Mobily also sees a business opportunity from having developed an Internet-based platform to run Lebara’s billing, operations and technology. It is now in talks to sell this system to other potential virtual newcomers to the Middle East, Henneking said. Such a system allows them to focus on marketing and customer service.

MVNOs are widespread in Europe, but Gulf regulators have been reluctant to allow them, because most of the region’s 15 mobile operators are ultimately government-controlled and a major source of state revenue.

LEADING THE WAY

Oman is the only Gulf state to launch MVNOs, with former monopoly Omantel hosting two on its network. Should MVNOs succeed in Saudi, which is by far the largest Gulf market, and help boost the revenues of its existing mobile companies, then neighbouring nations may follow suit.

“In more developed markets, the entry of MVNOs sparked a price war, but if we take Oman as an example from this region, ARPU (average revenue per user) stabilised within two years of MVNOs’ entry,” said Karim Yaici, a telecoms lead analyst at Analysys Mason. “We can expect a similar scenario in Saudi.”

Analysts expect Saudi mobile companies to retain control of their core networks and spectrum and to limit MVNOs to targeting pre-agreed market segments.

This would inhibit price competition and reduce the risk that the MVNOs will cannibalise revenue from their hosts.

STC has teamed up with Virgin Mobile Middle East & Africa, and Zain Saudi with Gulf retailer Axiom.

Saudi Arabia’s mobile penetration is around 185 per cent, or 1.85 mobile subscriptions per person, which suggests the MVNOs will face a battle to carve out a profitable market share.

“Not all MVNOs will be successful,” Henneking said.

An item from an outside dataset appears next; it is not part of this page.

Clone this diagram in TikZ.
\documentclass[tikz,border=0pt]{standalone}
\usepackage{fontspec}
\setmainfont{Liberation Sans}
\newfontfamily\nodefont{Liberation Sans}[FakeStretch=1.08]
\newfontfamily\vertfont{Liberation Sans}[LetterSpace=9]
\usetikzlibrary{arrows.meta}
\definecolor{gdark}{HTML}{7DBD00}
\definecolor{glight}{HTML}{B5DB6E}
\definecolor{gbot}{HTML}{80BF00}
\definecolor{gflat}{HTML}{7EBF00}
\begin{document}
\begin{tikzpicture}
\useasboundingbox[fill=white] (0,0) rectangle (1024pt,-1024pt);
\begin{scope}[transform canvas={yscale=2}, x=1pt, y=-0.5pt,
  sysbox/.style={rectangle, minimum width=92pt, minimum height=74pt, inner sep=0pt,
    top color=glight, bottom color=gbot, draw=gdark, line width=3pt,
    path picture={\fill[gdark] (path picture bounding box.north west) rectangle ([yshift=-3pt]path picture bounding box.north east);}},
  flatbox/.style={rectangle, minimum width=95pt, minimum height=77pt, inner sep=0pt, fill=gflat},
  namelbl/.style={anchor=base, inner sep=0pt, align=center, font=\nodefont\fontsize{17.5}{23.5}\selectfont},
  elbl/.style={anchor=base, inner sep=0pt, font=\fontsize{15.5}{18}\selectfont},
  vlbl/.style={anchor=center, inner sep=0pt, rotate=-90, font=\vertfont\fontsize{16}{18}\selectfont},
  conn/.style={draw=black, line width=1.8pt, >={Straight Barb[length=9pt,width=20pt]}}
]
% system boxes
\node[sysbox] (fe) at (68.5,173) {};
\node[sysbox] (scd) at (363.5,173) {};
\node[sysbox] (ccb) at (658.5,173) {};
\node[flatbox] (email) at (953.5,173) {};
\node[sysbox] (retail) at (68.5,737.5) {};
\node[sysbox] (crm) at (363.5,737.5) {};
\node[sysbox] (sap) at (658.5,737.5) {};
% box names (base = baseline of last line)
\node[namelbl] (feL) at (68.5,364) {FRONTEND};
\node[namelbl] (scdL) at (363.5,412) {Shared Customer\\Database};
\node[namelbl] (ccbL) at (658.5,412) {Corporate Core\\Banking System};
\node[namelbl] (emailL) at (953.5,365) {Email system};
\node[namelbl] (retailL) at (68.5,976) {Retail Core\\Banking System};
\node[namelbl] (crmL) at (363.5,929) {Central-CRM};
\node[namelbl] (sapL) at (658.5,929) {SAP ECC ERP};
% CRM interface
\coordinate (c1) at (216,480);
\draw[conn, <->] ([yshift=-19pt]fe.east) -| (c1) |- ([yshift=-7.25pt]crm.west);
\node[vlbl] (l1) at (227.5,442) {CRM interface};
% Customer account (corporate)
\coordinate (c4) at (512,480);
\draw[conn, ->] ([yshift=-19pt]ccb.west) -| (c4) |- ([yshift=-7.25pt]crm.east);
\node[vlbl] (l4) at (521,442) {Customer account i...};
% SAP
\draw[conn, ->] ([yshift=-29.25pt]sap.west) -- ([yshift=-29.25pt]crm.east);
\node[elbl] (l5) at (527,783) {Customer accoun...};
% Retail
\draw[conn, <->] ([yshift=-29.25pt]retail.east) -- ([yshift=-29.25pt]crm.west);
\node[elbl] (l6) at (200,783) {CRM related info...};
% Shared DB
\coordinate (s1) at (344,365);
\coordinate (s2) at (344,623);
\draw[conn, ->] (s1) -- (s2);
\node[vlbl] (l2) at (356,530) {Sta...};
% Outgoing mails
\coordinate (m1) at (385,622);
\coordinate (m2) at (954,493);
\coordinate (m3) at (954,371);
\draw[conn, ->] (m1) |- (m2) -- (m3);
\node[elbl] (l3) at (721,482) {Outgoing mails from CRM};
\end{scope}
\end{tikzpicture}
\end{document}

He said some Lebara customers would use its services as their sole mobile account but that a larger share would sign up to Lebara as a second, back-up service.

In addition to the revenue and fees they pay to host telecoms companies, the MVNOs will also pay a licence fee of SAR5 million ($1.3 million) and 15 per cent of their revenues to the regulator.

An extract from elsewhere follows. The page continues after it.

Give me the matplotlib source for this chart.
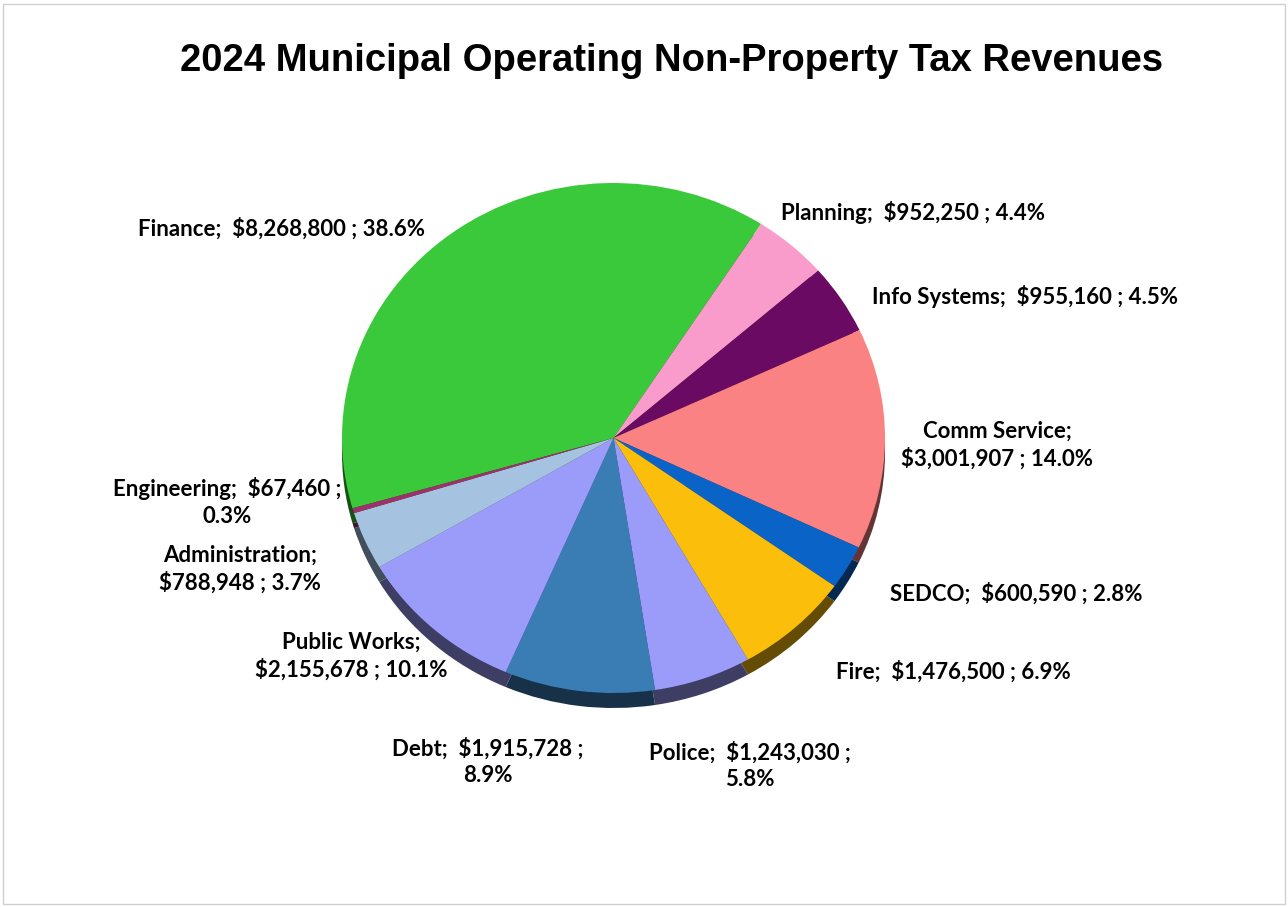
import matplotlib
matplotlib.use("Agg")
from matplotlib import pyplot as plt
from matplotlib.patches import Rectangle
import matplotlib.colors as mcolors

departments = ['Finance', 'Planning', 'Info Systems', 'Comm Service', 'SEDCO', 'Fire',
               'Police', 'Debt', 'Public Works', 'Administration', 'Engineering']
revenues = [8268800, 952250, 955160, 3001907, 600590, 1476500,
            1243030, 1915728, 2155678, 788948, 67460]
colors = ['#3AC93A', '#F99BCB', '#6A0A62', '#FA8282', '#0A64C8', '#FBBE0A',
          '#9B9BFA', '#3A7DB4', '#9B9BFA', '#A5C3E1', '#A0306A']

# where each label breaks onto a second line
breaks = ['none', 'none', 'none', 'name', 'none', 'none',
          'pct', 'pct', 'name', 'name', 'pct']
# label centres in pixels of the 1288x907 canvas
label_px = [(281, 229), (913, 212), (1025, 296), (997, 445), (1016, 594), (953, 672),
            (750, 766), (488, 762), (351, 656), (240, 569), (227, 502)]

W, H = 1288, 907
cx, cy, rx, ry = 613.5, 438, 271.5, 255
depth = 15

fig = plt.figure(figsize=(W / 100, H / 100), dpi=100)
fig.patches.append(Rectangle((3 / W, 3 / H), 1282 / W, 900 / H, transform=fig.transFigure,
                             fill=False, edgecolor='#D0D0D0', linewidth=1))

ax = fig.add_axes([(cx - rx) / W, (H - cy - ry) / H, 2 * rx / W, 2 * ry / H])

dark = [tuple(c * 0.4 for c in mcolors.to_rgb(col)) for col in colors]
side, _ = ax.pie(revenues, colors=dark, startangle=196, counterclock=False,
                 center=(0, -depth / ry), radius=1, frame=True)
for w in side:
    w.set_zorder(1)
top, _ = ax.pie(revenues, colors=colors, startangle=196, counterclock=False,
                center=(0, 0), radius=1, frame=True,
                wedgeprops=dict(edgecolor='none'))
for w in top:
    w.set_zorder(2)

ax.set_aspect('auto')
ax.set_xlim(-1, 1)
ax.set_ylim(-1, 1)
ax.axis('off')

total = sum(revenues)
for name, v, br, (px, py) in zip(departments, revenues, breaks, label_px):
    pct = v / total * 100
    if br == 'name':
        txt = f"{name};\n${v:,} ; {pct:.1f}%"
    elif br == 'pct':
        txt = f"{name};  ${v:,} ;\n{pct:.1f}%"
    else:
        txt = f"{name};  ${v:,} ; {pct:.1f}%"
    ax.text((px - cx) / rx, (cy - py) / ry, txt, ha='center', va='center',
            fontsize=16, fontweight='bold', family='Lato', linespacing=1.3,
            clip_on=False, zorder=5)

fig.text(672 / W, 1 - 61 / H, '2024 Municipal Operating Non-Property Tax Revenues',
         ha='center', va='center', fontsize=27.5, fontweight='bold', family='Liberation Sans')

fig.savefig('out.png', dpi=100)
plt.close()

That is a small amount by comparison with the $6.1 billion that Zain Saudi paid for the kingdom’s third mobile licence in the last sector reform. Zain, which launched service in 2008, has yet to report a profit.

“Zain Saudi’s licence cost really put the company in a deep hole it has struggled to dig itself out of. You could argue it overpaid,” Asim Bukhtiar, Riyad Capital head of research, said.

“Perhaps the regulator saw that it needed to offer licences at a particular price to be able to attract bidders for the MVNO licences and make the market more competitive.”